E tuttavia dovendo prendere le mosse per effetto della dispiegata eccezione di inammissibilita’ dalla prima di dette questioni – tanto il ricorrente che il controricorrente si interrogano da opposte sponde, sollecitando ovviamente risposte discordi, se l’amministratore del condominio possa chiedere la determinazione giudiziale dell’indennita’ di esproprio ovvero se possa ricorrerere per cassazione avverso la decisione che ne rigetti la domanda in forza di una deliberazione assembleare maggioritaria – e’ opinione del collegio che il convincimento espresso su di essa dal giudice gravato non meriti condivisione e che per questo pure la sollevata eccezione di parte convenuta si riveli infondata.

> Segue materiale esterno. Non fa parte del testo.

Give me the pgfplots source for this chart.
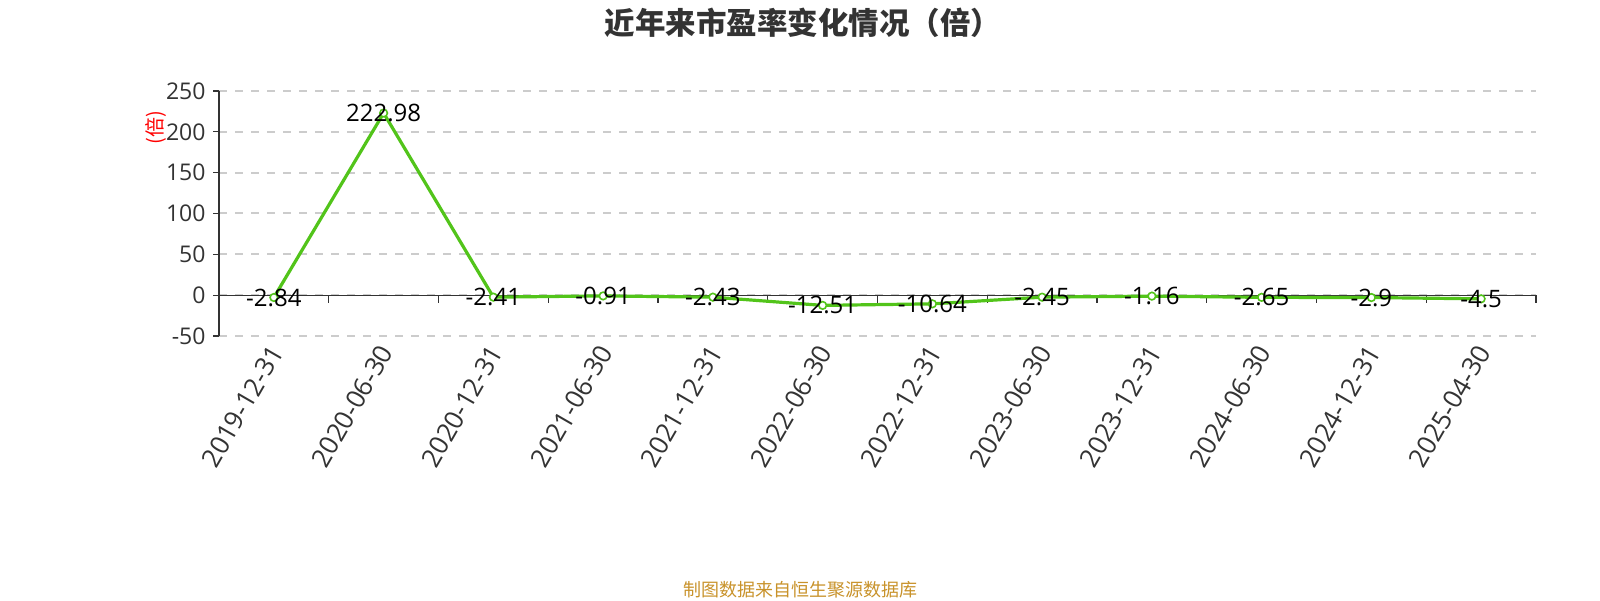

3.2. A conforto di quanto si intende qui affermare e’ bene porre mente in principio al fatto che la questione in esame si colloca al centro di un reticolo normativo che, nell’assetto impresso dal codice civile alla distribuzione dei poteri interni al condominio – non mutato dal legislatore della riforma del 2012, che in qualche caso l’ho anche rafforzato, – conduce ad individuare senza riserve di sorta – come del resto non dubita neppure lo stesso decidente, pur prendendo le distanze dalle regole che ne governano il funzionamento nell’assemblea dei condomini l’organo che, in quanto provvisto di una competenza decisoria a carattere generale nella gestione dei beni facenti parte del patrimonio comune, gode pure di una corrispondente potesta’ deliberativa in ordine all’assunzione delle liti processuali che li riguardino. Tanto, infatti, l’articolo 1131 c.c., comma 1, laddove prevede che “nei limiti delle attribuzioni stabilite dall’articolo precedente o dei maggiori poteri conferitigli dal regolamento di condominio o dall’assemblea, l’amministratore ha la rappresentanza dei partecipanti e puo’ agire in giudizio sia contro i condomini sia contro i terzi.”, quanto l’articolo 1136 c.c., comma 4, secondo cui “le deliberazioni che concernono la nomina e la revoca dell’amministratore o le liti attive e passive relative a materie che esorbitano dalle attribuzioni dell’amministratore medesimo, le deliberazioni che concernono la ricostruzione dell’edificio riparazioni straordinarie di notevole entita’ e le deliberazioni di cui all’articolo 1117-quater, articolo 1120, comma 2, articolo 1122-ter nonche’ articolo 1135, comma 3, devono essere sempre approvate con la maggioranza stabilita dal comma 2 presente articolo” si orientano concordemente in questa direzione e nello stesso modo rimarcano il ruolo primario che nell’organizzazione del condomino assolve l’organo assembleare quale finale depositario del potere deliberativo che ad esso compete, ben oltre lo steccato apparentemente limitativo dell’articolo 1135 c.c., in materia di gestione dei beni comuni.